> _Given information_:
──────────────────────────────

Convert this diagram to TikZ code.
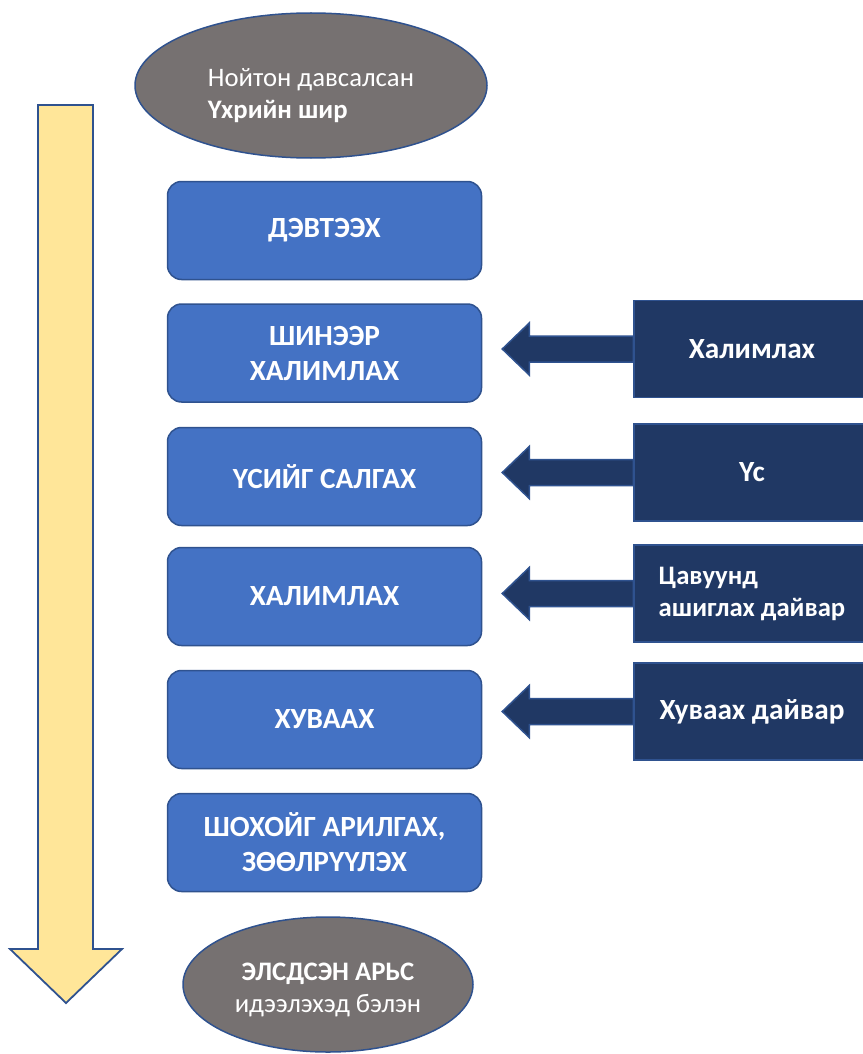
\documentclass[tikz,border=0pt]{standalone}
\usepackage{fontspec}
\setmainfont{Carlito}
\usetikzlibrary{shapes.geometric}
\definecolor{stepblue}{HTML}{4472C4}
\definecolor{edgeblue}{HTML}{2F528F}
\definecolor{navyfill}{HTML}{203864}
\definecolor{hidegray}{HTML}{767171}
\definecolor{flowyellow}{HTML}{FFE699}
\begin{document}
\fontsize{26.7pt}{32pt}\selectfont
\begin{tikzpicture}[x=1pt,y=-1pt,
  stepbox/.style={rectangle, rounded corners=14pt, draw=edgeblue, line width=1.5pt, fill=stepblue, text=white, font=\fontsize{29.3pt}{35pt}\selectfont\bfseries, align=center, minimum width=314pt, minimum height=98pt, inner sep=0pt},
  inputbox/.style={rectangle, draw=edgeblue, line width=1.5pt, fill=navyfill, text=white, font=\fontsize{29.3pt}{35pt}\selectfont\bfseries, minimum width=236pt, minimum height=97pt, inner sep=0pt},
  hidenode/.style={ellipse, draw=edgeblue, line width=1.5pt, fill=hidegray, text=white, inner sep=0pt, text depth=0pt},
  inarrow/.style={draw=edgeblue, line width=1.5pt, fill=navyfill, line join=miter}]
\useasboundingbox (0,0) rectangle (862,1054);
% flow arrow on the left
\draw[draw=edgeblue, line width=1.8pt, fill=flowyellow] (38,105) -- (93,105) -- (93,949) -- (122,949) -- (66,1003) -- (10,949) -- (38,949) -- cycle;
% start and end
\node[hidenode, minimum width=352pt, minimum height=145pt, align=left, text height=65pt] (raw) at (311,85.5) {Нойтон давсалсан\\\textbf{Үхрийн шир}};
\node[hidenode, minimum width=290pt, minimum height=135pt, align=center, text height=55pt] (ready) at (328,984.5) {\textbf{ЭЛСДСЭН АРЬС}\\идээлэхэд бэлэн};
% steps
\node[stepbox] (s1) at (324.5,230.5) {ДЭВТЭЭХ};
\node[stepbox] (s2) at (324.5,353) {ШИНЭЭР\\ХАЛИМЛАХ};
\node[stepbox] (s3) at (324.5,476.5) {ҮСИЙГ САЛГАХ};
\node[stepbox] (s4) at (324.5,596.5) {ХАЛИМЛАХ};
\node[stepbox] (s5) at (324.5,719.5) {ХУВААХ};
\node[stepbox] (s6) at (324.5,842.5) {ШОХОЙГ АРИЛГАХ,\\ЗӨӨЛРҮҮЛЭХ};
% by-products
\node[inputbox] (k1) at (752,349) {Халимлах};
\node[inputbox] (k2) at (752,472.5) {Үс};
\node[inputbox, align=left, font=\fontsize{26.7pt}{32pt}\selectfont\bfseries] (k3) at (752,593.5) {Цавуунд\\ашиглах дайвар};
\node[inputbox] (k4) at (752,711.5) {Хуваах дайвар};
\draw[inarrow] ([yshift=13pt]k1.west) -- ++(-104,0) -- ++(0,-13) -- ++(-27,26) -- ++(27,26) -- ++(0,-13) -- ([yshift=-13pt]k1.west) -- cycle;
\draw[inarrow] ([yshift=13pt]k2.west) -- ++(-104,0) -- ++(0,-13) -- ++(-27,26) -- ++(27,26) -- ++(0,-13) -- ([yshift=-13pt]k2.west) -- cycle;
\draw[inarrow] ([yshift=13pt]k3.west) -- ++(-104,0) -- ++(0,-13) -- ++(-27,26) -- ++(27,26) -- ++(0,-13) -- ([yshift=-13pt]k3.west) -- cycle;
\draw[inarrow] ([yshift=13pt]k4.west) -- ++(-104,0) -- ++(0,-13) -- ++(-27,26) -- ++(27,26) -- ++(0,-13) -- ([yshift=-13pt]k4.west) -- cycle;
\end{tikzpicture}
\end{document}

──────────────────────────────

Copy out all the data exactly; skip the pictures.

> _Response to the task_:
Convert this diagram to TikZ code.
\documentclass[tikz,border=0pt]{standalone}
\usepackage{fontspec}
\setmainfont{Carlito}
\usetikzlibrary{shapes.geometric}
\definecolor{stepblue}{HTML}{4472C4}
\definecolor{edgeblue}{HTML}{2F528F}
\definecolor{navyfill}{HTML}{203864}
\definecolor{hidegray}{HTML}{767171}
\definecolor{flowyellow}{HTML}{FFE699}
\begin{document}
\fontsize{26.7pt}{32pt}\selectfont
\begin{tikzpicture}[x=1pt,y=-1pt,
  stepbox/.style={rectangle, rounded corners=14pt, draw=edgeblue, line width=1.5pt, fill=stepblue, text=white, font=\fontsize{29.3pt}{35pt}\selectfont\bfseries, align=center, minimum width=314pt, minimum height=98pt, inner sep=0pt},
  inputbox/.style={rectangle, draw=edgeblue, line width=1.5pt, fill=navyfill, text=white, font=\fontsize{29.3pt}{35pt}\selectfont\bfseries, minimum width=236pt, minimum height=97pt, inner sep=0pt},
  hidenode/.style={ellipse, draw=edgeblue, line width=1.5pt, fill=hidegray, text=white, inner sep=0pt, text depth=0pt},
  inarrow/.style={draw=edgeblue, line width=1.5pt, fill=navyfill, line join=miter}]
\useasboundingbox (0,0) rectangle (862,1054);
% flow arrow on the left
\draw[draw=edgeblue, line width=1.8pt, fill=flowyellow] (38,105) -- (93,105) -- (93,949) -- (122,949) -- (66,1003) -- (10,949) -- (38,949) -- cycle;
% start and end
\node[hidenode, minimum width=352pt, minimum height=145pt, align=left, text height=65pt] (raw) at (311,85.5) {Нойтон давсалсан\\\textbf{Үхрийн шир}};
\node[hidenode, minimum width=290pt, minimum height=135pt, align=center, text height=55pt] (ready) at (328,984.5) {\textbf{ЭЛСДСЭН АРЬС}\\идээлэхэд бэлэн};
% steps
\node[stepbox] (s1) at (324.5,230.5) {ДЭВТЭЭХ};
\node[stepbox] (s2) at (324.5,353) {ШИНЭЭР\\ХАЛИМЛАХ};
\node[stepbox] (s3) at (324.5,476.5) {ҮСИЙГ САЛГАХ};
\node[stepbox] (s4) at (324.5,596.5) {ХАЛИМЛАХ};
\node[stepbox] (s5) at (324.5,719.5) {ХУВААХ};
\node[stepbox] (s6) at (324.5,842.5) {ШОХОЙГ АРИЛГАХ,\\ЗӨӨЛРҮҮЛЭХ};
% by-products
\node[inputbox] (k1) at (752,349) {Халимлах};
\node[inputbox] (k2) at (752,472.5) {Үс};
\node[inputbox, align=left, font=\fontsize{26.7pt}{32pt}\selectfont\bfseries] (k3) at (752,593.5) {Цавуунд\\ашиглах дайвар};
\node[inputbox] (k4) at (752,711.5) {Хуваах дайвар};
\draw[inarrow] ([yshift=13pt]k1.west) -- ++(-104,0) -- ++(0,-13) -- ++(-27,26) -- ++(27,26) -- ++(0,-13) -- ([yshift=-13pt]k1.west) -- cycle;
\draw[inarrow] ([yshift=13pt]k2.west) -- ++(-104,0) -- ++(0,-13) -- ++(-27,26) -- ++(27,26) -- ++(0,-13) -- ([yshift=-13pt]k2.west) -- cycle;
\draw[inarrow] ([yshift=13pt]k3.west) -- ++(-104,0) -- ++(0,-13) -- ++(-27,26) -- ++(27,26) -- ++(0,-13) -- ([yshift=-13pt]k3.west) -- cycle;
\draw[inarrow] ([yshift=13pt]k4.west) -- ++(-104,0) -- ++(0,-13) -- ++(-27,26) -- ++(27,26) -- ++(0,-13) -- ([yshift=-13pt]k4.west) -- cycle;
\end{tikzpicture}
\end{document}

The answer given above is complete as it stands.